To be done: Reproduce nothing except the lines between the line with "What Plotly.js code" and the line with "const L2 = Math.log10(2);", both ends included, and please leave out pictures.

^^^^^^^^^^^^^^^^

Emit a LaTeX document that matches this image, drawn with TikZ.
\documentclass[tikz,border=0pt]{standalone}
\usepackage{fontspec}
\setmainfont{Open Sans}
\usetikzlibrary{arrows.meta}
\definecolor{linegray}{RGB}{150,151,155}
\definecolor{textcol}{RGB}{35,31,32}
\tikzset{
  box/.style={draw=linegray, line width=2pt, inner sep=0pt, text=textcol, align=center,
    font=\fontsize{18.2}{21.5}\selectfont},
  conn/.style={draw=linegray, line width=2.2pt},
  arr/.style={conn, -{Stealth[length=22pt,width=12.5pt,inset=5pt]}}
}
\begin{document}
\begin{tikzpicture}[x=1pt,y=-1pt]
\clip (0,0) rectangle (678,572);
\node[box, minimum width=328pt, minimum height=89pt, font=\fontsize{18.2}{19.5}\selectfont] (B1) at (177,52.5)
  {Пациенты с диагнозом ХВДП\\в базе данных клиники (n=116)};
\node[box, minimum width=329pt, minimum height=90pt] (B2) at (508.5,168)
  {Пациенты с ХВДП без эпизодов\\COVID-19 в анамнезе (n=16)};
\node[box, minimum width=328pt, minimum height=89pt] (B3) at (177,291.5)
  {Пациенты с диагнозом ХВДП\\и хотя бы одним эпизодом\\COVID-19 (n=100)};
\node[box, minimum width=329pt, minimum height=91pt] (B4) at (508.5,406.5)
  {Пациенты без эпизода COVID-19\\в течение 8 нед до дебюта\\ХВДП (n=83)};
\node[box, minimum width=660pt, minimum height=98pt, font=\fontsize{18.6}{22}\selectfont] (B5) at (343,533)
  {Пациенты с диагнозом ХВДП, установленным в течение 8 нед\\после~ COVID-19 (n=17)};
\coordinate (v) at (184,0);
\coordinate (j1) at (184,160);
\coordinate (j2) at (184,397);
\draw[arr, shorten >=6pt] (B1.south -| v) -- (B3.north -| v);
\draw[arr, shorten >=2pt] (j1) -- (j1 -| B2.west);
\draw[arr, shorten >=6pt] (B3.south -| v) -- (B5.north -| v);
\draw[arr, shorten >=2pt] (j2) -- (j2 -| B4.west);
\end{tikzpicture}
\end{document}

^^^^^^^^^^^^^^^^

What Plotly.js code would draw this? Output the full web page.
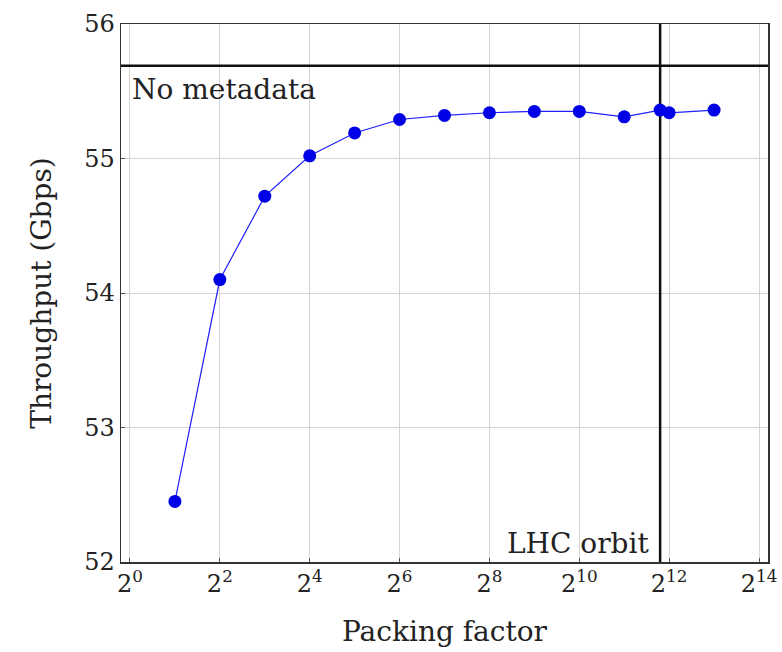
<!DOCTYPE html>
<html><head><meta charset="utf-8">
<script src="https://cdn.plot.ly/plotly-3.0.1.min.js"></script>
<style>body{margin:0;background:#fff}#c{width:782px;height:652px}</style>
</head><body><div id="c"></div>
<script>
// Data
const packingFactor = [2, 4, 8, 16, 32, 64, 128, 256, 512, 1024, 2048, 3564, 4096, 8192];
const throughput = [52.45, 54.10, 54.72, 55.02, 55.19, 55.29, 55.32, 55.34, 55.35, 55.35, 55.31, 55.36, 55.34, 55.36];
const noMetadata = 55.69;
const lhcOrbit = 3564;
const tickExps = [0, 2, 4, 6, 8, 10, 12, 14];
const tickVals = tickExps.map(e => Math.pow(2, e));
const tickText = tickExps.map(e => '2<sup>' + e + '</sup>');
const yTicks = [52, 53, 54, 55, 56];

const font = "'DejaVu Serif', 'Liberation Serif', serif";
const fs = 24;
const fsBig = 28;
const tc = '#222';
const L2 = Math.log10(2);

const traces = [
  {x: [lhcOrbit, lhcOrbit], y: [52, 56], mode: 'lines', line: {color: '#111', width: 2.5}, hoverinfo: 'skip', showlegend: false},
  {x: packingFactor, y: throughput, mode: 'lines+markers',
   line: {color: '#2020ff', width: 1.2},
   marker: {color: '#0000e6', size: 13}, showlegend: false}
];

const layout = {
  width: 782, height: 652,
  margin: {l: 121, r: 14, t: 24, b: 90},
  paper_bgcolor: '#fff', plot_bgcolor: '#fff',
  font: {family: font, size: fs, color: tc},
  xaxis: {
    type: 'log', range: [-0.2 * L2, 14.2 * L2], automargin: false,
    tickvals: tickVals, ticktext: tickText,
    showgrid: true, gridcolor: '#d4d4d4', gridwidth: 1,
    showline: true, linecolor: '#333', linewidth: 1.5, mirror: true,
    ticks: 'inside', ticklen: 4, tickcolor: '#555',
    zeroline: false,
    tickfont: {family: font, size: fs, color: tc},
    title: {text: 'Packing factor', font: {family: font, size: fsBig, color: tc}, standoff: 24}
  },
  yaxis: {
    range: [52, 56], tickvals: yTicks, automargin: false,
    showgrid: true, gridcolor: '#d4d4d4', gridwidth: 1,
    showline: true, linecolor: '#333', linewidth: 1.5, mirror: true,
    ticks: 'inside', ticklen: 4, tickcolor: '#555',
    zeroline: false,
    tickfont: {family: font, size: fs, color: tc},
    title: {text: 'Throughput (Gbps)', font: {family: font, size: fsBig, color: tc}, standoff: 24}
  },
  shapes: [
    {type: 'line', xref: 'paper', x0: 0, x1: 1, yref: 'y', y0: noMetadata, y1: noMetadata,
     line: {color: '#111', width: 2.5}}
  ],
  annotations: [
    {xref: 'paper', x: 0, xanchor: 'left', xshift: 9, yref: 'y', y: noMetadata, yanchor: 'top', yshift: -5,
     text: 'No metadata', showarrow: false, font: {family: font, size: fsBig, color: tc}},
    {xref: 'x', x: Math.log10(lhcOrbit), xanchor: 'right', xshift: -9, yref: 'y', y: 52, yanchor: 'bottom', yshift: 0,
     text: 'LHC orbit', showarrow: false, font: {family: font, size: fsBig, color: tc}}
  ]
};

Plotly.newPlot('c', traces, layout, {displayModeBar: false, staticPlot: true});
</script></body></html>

^^^^^^^^^^^^^^^^

Written answer:
What Plotly.js code would draw this? Output the full web page.
<!DOCTYPE html>
<html><head><meta charset="utf-8">
<script src="https://cdn.plot.ly/plotly-3.0.1.min.js"></script>
<style>body{margin:0;background:#fff}#c{width:782px;height:652px}</style>
</head><body><div id="c"></div>
<script>
// Data
const packingFactor = [2, 4, 8, 16, 32, 64, 128, 256, 512, 1024, 2048, 3564, 4096, 8192];
const throughput = [52.45, 54.10, 54.72, 55.02, 55.19, 55.29, 55.32, 55.34, 55.35, 55.35, 55.31, 55.36, 55.34, 55.36];
const noMetadata = 55.69;
const lhcOrbit = 3564;
const tickExps = [0, 2, 4, 6, 8, 10, 12, 14];
const tickVals = tickExps.map(e => Math.pow(2, e));
const tickText = tickExps.map(e => '2<sup>' + e + '</sup>');
const yTicks = [52, 53, 54, 55, 56];

const font = "'DejaVu Serif', 'Liberation Serif', serif";
const fs = 24;
const fsBig = 28;
const tc = '#222';
const L2 = Math.log10(2);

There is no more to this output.